Overfocusing on one favorite stock
Macro days are index-led days. A trader who refuses to check SPY or QQQ may miss the real source of strength or weakness.
Chasing the opening move
The first move after the report can be sharp but unreliable. Waiting for confirmation may feel slower, but it often leads to cleaner entries and less emotional trading.
Using normal-size risk on an abnormal day
CPI mornings often feature fast reversals, wider spreads, and larger candles. Many traders benefit from using smaller size, wider planned stops, or fewer trades.
Forgetting the rest of the week still matters
A CPI print does not erase upcoming catalysts. Fed remarks, major earnings, or another macro release can quickly change the narrative. Keep the broader calendar in view rather than treating inflation day as a standalone event.
When to revisit
This is a checklist worth revisiting before every CPI release, but also whenever your workflow, watchlist, or market environment changes. The exact stocks to watch will rotate over time, yet the structure remains useful because the same decision points repeat: expectation versus reality, rates reaction, index confirmation, sector leadership, and risk control.
Here is a practical refresh routine you can use before the next report:
- The day before CPI: Mark key support and resistance levels on SPY, QQQ, and the sector ETFs you trade most often.
- Before the release: Build three plans only: cooler than expected, hotter than expected, and in line. Write down what would confirm each one.
- At the release: Watch index futures and rates first. Avoid instant execution unless your process explicitly supports it.
- At the open: Judge follow-through, not just the headline spike. Ask whether the opening move is being accepted or rejected.

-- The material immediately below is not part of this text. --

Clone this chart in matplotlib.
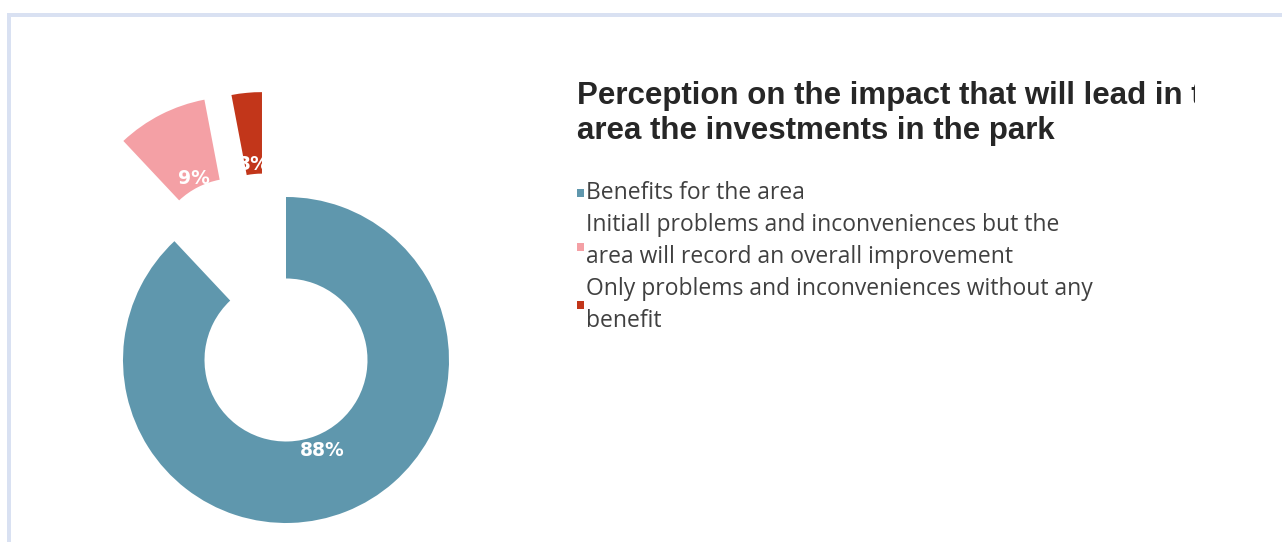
import matplotlib
matplotlib.use("Agg")
import numpy as np
import matplotlib.pyplot as plt
from matplotlib.patches import Rectangle

# ==============================
# Data
# ==============================

categories = [
    "Benefits for the area",
    "Initiall problems and inconveniences but the\narea will record an overall improvement",
    "Only problems and inconveniences without any\nbenefit",
]
values = [88, 9, 3]
colors = ["#5F97AD", "#F4A0A5", "#C2361A"]
explode = [0, 0.69, 0.66]

title = "Perception on the impact that will lead in the\narea the investments in the park"

# ==============================
# Figure
# ==============================

W, H = 1282, 542
fig = plt.figure(figsize=(W / 100, H / 100), dpi=100)
fig.patch.set_facecolor("white")

# light blue frame (top and left)
frame_color = "#D9E1F2"
fig.add_artist(Rectangle((7 / W, 0), 4 / W, (H - 13) / H, transform=fig.transFigure,
                         color=frame_color, lw=0))
fig.add_artist(Rectangle((7 / W, (H - 17) / H), (W - 7) / W, 4 / H, transform=fig.transFigure,
                         color=frame_color, lw=0))

# ==============================
# Donut
# ==============================

R = 163  # outer radius in px
cx, cy = 286, 360  # centre in px (from top-left)
ax = fig.add_axes([0, 0, 572 / W, 1])

wedges, texts, autotexts = ax.pie(
    values,
    colors=colors,
    explode=explode,
    startangle=90,
    counterclock=False,
    autopct="%.0f%%",
    pctdistance=0.6,
    wedgeprops=dict(width=0.5, linewidth=0),
    textprops=dict(color="white", fontsize=13.5, fontweight="bold", family="DejaVu Sans"),
)

# the small slice is pulled out a bit more to the left in the original
w = wedges[2]
shift = np.deg2rad((w.theta1 + w.theta2) / 2 + 7.5)
w.set_center((explode[2] * np.cos(shift), explode[2] * np.sin(shift)))

# labels of the pulled-out slices sit a little closer to the inner edge
for w, txt in zip(wedges[1:], autotexts[1:]):
    mid = np.deg2rad((w.theta1 + w.theta2) / 2)
    c = w.center
    txt.set_position((c[0] + 0.56 * np.cos(mid), c[1] + 0.56 * np.sin(mid)))

ax.set_xlim(-cx / R, cx / R)
ax.set_ylim(-(H - cy) / R, cy / R)
ax.axis("off")

# ==============================
# Title and legend
# ==============================

x0 = 577 / W
# va="baseline" on multi-line text aligns the last line
t = fig.text(x0, 1 - 139 / H, title, fontsize=22.5, fontweight="bold",
             family="Liberation Sans", color="#262626", va="baseline",
             linespacing=1.2)
t.set_clip_path(Rectangle((0, 0), 1195 / W, 1, transform=fig.transFigure))

line_h = 32.1
baseline = 199
marker_off = [-6, 15.5, 10]
for label, c, off in zip(categories, colors, marker_off):
    first = baseline
    for line in label.split("\n"):
        fig.text(586 / W, 1 - baseline / H, line, fontsize=16.5, family="Open Sans",
                 color="#404040", va="baseline")
        baseline += line_h
    # legend marker
    my = first + off
    fig.add_artist(Rectangle((577 / W, 1 - (my + 4) / H), 7 / W, 8 / H,
                             transform=fig.transFigure, color=c, lw=0))

fig.savefig("out.png", dpi=100)
plt.close()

- Midday review: Identify whether leadership is broadening, narrowing, or reversing. This can help with both intraday management and swing planning.
- After the close: Note which sectors truly led and which setups failed. That review becomes your edge for the next CPI cycle.
If you also track after-hours repositioning and follow-on sympathy plays, it can help to review After Hours Stock Movers: Biggest Winners, Losers, and News Catalysts once the session settles.
The main takeaway is straightforward: the best CPI trading setup is usually the one built before the report, not the one improvised during peak volatility. Use this checklist to slow the process down, compare the actual reaction against your scenarios, and focus on the stocks and sectors that are confirming the broader move. That approach will not remove uncertainty, but it can make inflation-day trading more selective, more repeatable, and less dependent on noise.